Working data
################

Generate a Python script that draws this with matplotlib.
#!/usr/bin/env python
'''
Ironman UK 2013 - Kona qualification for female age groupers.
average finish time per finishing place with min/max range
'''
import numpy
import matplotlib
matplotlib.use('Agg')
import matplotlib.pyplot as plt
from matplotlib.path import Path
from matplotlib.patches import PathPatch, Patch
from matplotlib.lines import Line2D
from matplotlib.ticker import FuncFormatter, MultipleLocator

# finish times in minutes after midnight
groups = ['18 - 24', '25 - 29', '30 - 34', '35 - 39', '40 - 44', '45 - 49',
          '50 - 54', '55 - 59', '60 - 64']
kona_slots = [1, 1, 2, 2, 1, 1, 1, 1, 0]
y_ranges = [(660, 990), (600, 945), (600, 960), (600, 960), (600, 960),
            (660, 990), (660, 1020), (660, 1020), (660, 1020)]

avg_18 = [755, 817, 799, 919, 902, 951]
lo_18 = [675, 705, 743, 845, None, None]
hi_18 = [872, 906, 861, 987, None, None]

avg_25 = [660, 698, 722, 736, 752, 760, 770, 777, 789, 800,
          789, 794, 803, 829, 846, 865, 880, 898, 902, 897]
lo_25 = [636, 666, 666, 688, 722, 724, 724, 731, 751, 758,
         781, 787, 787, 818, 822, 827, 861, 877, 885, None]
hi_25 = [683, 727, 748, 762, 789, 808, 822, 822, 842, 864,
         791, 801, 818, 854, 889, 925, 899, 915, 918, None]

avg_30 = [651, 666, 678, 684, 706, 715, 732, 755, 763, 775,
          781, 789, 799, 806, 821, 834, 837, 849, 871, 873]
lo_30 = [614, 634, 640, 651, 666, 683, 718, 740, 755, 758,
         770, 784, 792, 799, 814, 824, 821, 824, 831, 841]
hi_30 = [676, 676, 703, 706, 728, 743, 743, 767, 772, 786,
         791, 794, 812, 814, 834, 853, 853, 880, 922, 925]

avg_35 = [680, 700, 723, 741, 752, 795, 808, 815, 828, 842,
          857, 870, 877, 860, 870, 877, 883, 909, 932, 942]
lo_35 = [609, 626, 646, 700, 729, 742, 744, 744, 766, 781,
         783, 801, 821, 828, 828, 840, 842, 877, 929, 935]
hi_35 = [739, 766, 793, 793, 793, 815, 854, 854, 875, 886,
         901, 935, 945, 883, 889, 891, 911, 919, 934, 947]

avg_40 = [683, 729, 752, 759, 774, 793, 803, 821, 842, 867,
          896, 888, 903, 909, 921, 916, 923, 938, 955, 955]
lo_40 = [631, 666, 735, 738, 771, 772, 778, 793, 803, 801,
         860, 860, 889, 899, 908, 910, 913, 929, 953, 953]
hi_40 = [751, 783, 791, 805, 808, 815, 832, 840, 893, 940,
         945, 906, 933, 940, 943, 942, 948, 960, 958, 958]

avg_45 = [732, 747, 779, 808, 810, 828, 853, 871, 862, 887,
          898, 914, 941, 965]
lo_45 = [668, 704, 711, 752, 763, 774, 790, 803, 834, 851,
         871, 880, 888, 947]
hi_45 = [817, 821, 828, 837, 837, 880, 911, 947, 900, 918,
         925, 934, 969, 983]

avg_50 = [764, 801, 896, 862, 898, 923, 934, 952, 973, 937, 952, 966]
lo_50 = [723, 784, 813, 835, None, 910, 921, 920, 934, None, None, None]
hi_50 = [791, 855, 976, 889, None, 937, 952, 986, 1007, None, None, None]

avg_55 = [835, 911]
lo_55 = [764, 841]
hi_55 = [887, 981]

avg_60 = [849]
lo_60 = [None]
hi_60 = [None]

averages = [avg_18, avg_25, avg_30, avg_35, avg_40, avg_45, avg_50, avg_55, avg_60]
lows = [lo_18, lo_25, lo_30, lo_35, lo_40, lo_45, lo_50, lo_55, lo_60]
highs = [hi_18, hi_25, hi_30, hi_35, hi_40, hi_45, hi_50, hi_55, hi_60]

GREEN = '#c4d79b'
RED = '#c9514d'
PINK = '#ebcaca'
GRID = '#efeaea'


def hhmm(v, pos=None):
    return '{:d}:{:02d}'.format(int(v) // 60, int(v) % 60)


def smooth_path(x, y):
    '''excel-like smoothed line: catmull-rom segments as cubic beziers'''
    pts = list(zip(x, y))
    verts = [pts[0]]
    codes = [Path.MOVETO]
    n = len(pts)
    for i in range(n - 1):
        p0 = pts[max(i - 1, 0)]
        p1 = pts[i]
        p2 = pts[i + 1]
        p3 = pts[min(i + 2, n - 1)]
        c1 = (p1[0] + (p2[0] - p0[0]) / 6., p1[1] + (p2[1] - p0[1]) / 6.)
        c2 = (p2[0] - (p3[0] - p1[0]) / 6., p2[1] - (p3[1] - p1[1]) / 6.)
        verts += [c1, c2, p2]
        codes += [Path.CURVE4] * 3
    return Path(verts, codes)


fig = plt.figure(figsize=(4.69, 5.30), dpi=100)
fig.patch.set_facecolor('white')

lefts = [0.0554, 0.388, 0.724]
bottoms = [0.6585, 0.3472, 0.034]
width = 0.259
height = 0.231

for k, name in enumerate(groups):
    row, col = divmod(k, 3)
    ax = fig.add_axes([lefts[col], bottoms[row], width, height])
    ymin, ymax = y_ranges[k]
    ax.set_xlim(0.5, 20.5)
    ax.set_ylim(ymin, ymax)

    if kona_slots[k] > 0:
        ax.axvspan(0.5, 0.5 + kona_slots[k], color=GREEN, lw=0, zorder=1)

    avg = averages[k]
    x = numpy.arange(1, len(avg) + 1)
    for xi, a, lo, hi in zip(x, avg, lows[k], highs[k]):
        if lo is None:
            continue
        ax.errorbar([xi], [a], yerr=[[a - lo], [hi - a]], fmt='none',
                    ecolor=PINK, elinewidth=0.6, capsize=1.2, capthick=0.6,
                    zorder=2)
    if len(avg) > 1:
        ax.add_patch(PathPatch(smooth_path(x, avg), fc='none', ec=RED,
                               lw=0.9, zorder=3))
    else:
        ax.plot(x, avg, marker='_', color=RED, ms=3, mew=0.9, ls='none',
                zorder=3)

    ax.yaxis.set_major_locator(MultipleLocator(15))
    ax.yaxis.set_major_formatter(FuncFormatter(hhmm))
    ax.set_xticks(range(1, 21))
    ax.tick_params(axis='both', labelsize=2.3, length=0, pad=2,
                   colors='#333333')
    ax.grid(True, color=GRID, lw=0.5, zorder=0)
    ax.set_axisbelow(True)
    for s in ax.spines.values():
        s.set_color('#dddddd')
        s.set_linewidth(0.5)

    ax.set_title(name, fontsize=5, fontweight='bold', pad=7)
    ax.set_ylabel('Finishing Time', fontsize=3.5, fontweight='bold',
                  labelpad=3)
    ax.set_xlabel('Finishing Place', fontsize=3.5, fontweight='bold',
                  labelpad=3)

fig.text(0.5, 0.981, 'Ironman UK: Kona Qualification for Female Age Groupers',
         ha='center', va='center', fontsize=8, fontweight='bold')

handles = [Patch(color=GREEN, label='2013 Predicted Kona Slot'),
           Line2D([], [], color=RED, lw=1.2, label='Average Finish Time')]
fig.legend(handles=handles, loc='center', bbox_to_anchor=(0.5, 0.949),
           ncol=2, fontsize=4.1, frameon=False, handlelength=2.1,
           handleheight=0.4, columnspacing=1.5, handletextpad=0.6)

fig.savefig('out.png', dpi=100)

################

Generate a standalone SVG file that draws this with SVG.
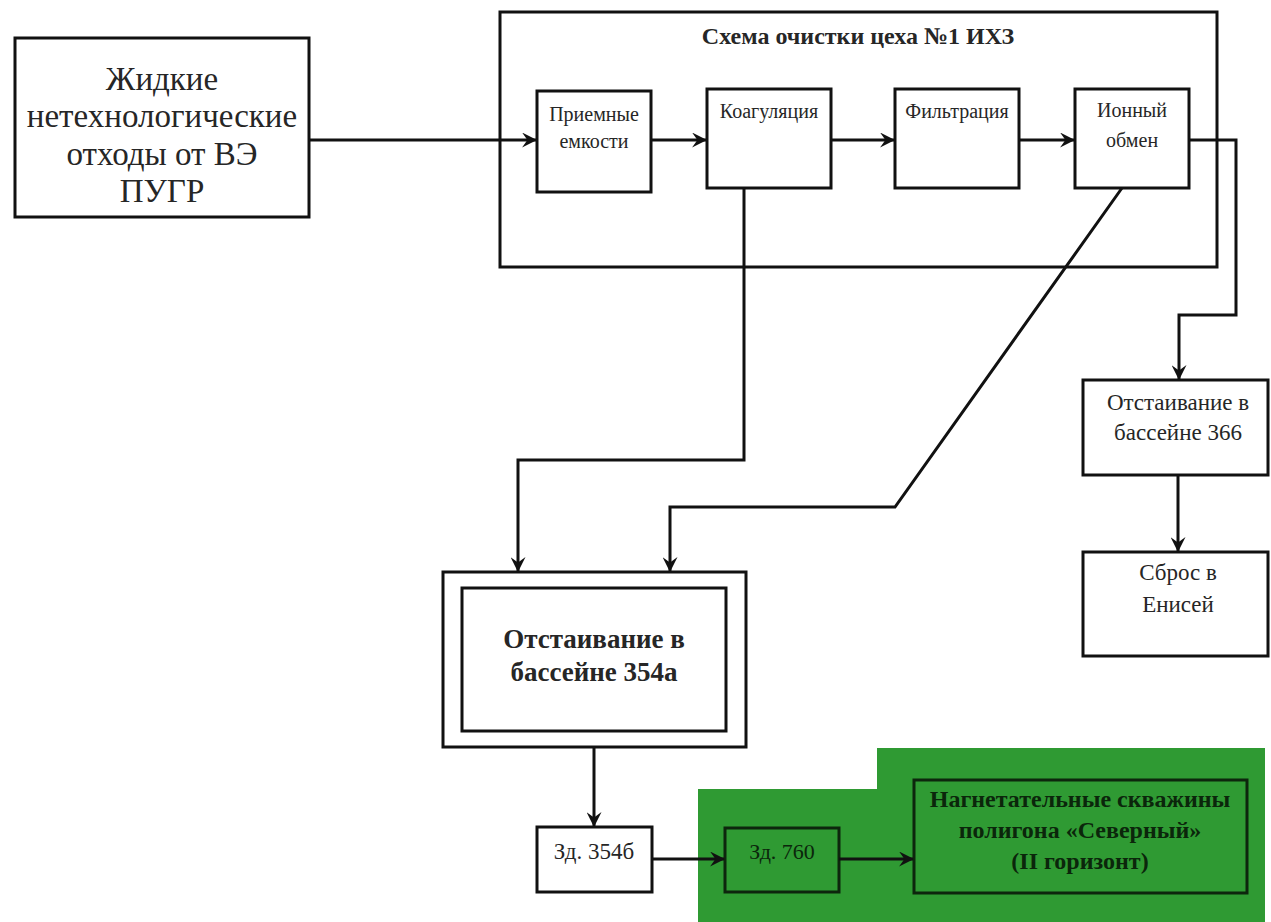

################

Aim of the task
Transcribe the records above exactly, beginning at the line that contains "Generate a Python" and ending with the line that contains "791, 801, 818, 854, 889, 925, 899, 915, 918, None]", both included, and nothing else.

Response
Generate a Python script that draws this with matplotlib.
#!/usr/bin/env python
'''
Ironman UK 2013 - Kona qualification for female age groupers.
average finish time per finishing place with min/max range
'''
import numpy
import matplotlib
matplotlib.use('Agg')
import matplotlib.pyplot as plt
from matplotlib.path import Path
from matplotlib.patches import PathPatch, Patch
from matplotlib.lines import Line2D
from matplotlib.ticker import FuncFormatter, MultipleLocator

# finish times in minutes after midnight
groups = ['18 - 24', '25 - 29', '30 - 34', '35 - 39', '40 - 44', '45 - 49',
          '50 - 54', '55 - 59', '60 - 64']
kona_slots = [1, 1, 2, 2, 1, 1, 1, 1, 0]
y_ranges = [(660, 990), (600, 945), (600, 960), (600, 960), (600, 960),
            (660, 990), (660, 1020), (660, 1020), (660, 1020)]

avg_18 = [755, 817, 799, 919, 902, 951]
lo_18 = [675, 705, 743, 845, None, None]
hi_18 = [872, 906, 861, 987, None, None]

avg_25 = [660, 698, 722, 736, 752, 760, 770, 777, 789, 800,
          789, 794, 803, 829, 846, 865, 880, 898, 902, 897]
lo_25 = [636, 666, 666, 688, 722, 724, 724, 731, 751, 758,
         781, 787, 787, 818, 822, 827, 861, 877, 885, None]
hi_25 = [683, 727, 748, 762, 789, 808, 822, 822, 842, 864,
         791, 801, 818, 854, 889, 925, 899, 915, 918, None]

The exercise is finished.